▸ WORK INSTRUCTIONS
Tally the lines containing the word "matplotlib" and give the total alone.

——

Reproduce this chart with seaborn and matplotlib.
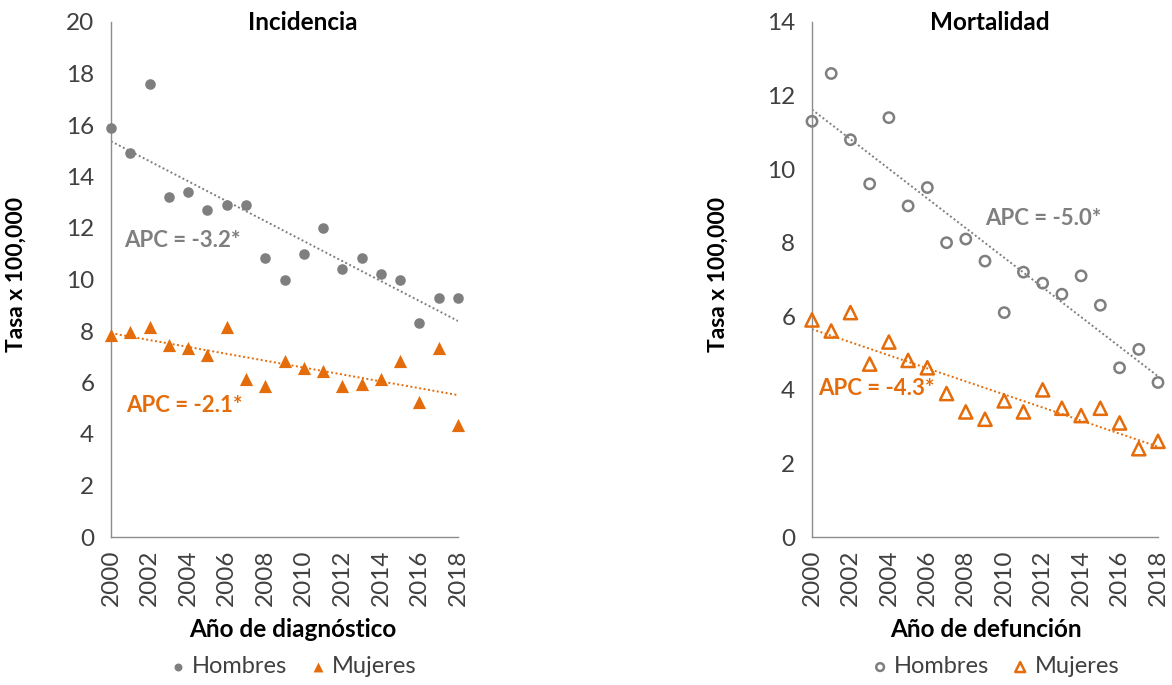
import matplotlib
matplotlib.use('Agg')
import matplotlib.pyplot as plt
import seaborn as sns
import pandas as pd

years = list(range(2000, 2019))
inc_hombres = [15.9, 14.9, 17.6, 13.2, 13.4, 12.7, 12.9, 12.9, 10.85, 10.0, 11.0, 12.0,
               10.4, 10.85, 10.2, 10.0, 8.3, 9.3, 9.3]
inc_mujeres = [7.85, 7.95, 8.15, 7.45, 7.35, 7.05, 8.15, 6.15, 5.85, 6.85, 6.55, 6.45,
               5.85, 5.95, 6.15, 6.85, 5.25, 7.35, 4.35]
mort_hombres = [11.3, 12.6, 10.8, 9.6, 11.4, 9.0, 9.5, 8.0, 8.1, 7.5, 6.1, 7.2,
                6.9, 6.6, 7.1, 6.3, 4.6, 5.1, 4.2]
mort_mujeres = [5.9, 5.6, 6.1, 4.7, 5.3, 4.8, 4.6, 3.9, 3.4, 3.2, 3.7, 3.4,
                4.0, 3.5, 3.3, 3.5, 3.1, 2.4, 2.6]

titles = ["Incidencia", "Mortalidad"]
xlabels = ["Año de diagnóstico", "Año de defunción"]
ylabel = "Tasa x 100,000"
series_names = ["Hombres", "Mujeres"]
apc_labels = [["APC = -3.2*", "APC = -2.1*"], ["APC = -5.0*", "APC = -4.3*"]]
ylims = [20, 14]

GREY = "#7f7f7f"
ORANGE = "#E46C0A"
TXT = "#404040"

sns.set_style("white")
plt.rcParams['font.family'] = ['Lato', 'DejaVu Sans']

fig = plt.figure(figsize=(11.72, 6.85), dpi=100)
ax1 = fig.add_axes([111/1172, 148/685, 347/1172, 515/685])
ax2 = fig.add_axes([812/1172, 148/685, 346/1172, 515/685])

df_inc = pd.DataFrame({"year": years, "Hombres": inc_hombres, "Mujeres": inc_mujeres})
df_mort = pd.DataFrame({"year": years, "Hombres": mort_hombres, "Mujeres": mort_mujeres})

# Incidence: filled markers
sns.scatterplot(data=df_inc, x="year", y="Hombres", ax=ax1, color=GREY, marker="o",
                s=58, edgecolor=GREY, linewidth=0, clip_on=False, zorder=3, label="Hombres")
sns.scatterplot(data=df_inc, x="year", y="Mujeres", ax=ax1, color=ORANGE, marker="^",
                s=90, edgecolor=ORANGE, linewidth=0, clip_on=False, zorder=3, label="Mujeres")
# Mortality: open markers
sns.scatterplot(data=df_mort, x="year", y="Hombres", ax=ax2, marker="o", s=55,
                facecolor="none", edgecolor=GREY, linewidth=1.8, clip_on=False, zorder=3,
                label="Hombres")
sns.scatterplot(data=df_mort, x="year", y="Mujeres", ax=ax2, marker="^", s=90,
                facecolor="none", edgecolor=ORANGE, linewidth=1.8, clip_on=False, zorder=3,
                label="Mujeres")

for ax, df in ((ax1, df_inc), (ax2, df_mort)):
    for col, c in (("Hombres", GREY), ("Mujeres", ORANGE)):
        sns.regplot(data=df, x="year", y=col, ax=ax, scatter=False, ci=None, truncate=True,
                    color=c, line_kws=dict(linestyle=(0, (1, 1.3)), linewidth=1.4, zorder=2))

xlabel_x = [0.525, 0.503]
title_x = [0.553, 0.514]
legend_x = [0.52, 0.525]
for i, ax in enumerate((ax1, ax2)):
    ax.set_xlim(2000, 2018)
    ax.set_ylim(0, ylims[i])
    ax.set_yticks(range(0, ylims[i] + 1, 2))
    ax.set_xticks(years)
    ax.set_xticklabels([str(y) if y % 2 == 0 else "" for y in years], rotation=90)
    for s in ("top", "right"):
        ax.spines[s].set_visible(False)
    for s in ("left", "bottom"):
        ax.spines[s].set_color("#8c8c8c")
        ax.spines[s].set_linewidth(1.0)
    ax.tick_params(axis="both", direction="out", length=6, width=1.0, color="#8c8c8c",
                   labelsize=17.5, labelcolor=TXT, pad=3)
    ax.tick_params(axis="y", pad=6)
    ax.set_ylabel(ylabel, fontsize=16.5, fontweight="bold", color="black")
    ax.yaxis.set_label_coords(-0.242, 0.51)
    ax.set_xlabel(xlabels[i], fontsize=17.5, fontweight="bold", color="black")
    ax.xaxis.set_label_coords(xlabel_x[i], -0.158)
    ax.text(title_x[i], 1.0, titles[i], transform=ax.transAxes, ha="center", va="center",
            fontsize=17.5, fontweight="bold", color="black")
    leg = ax.legend(loc="center", bbox_to_anchor=(legend_x[i], -0.252), ncol=2,
                    frameon=False, fontsize=17, handletextpad=0.1, columnspacing=0.8,
                    markerscale=0.75, handlelength=1.0)
    for t in leg.get_texts():
        t.set_color(TXT)

# APC annotations
ax1.text(2000.7, 11.5, apc_labels[0][0], color=GREY, fontsize=16, fontweight="bold",
         va="center", ha="left")
ax1.text(2000.8, 5.1, apc_labels[0][1], color=ORANGE, fontsize=16, fontweight="bold",
         va="center", ha="left")
ax2.text(2009.0, 8.65, apc_labels[1][0], color=GREY, fontsize=16, fontweight="bold",
         va="center", ha="left")
ax2.text(2000.3, 4.05, apc_labels[1][1], color=ORANGE, fontsize=16, fontweight="bold",
         va="center", ha="left")

fig.savefig("out.png", dpi=100, facecolor="white")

——

▸ OUTPUT OF THE EXERCISE
4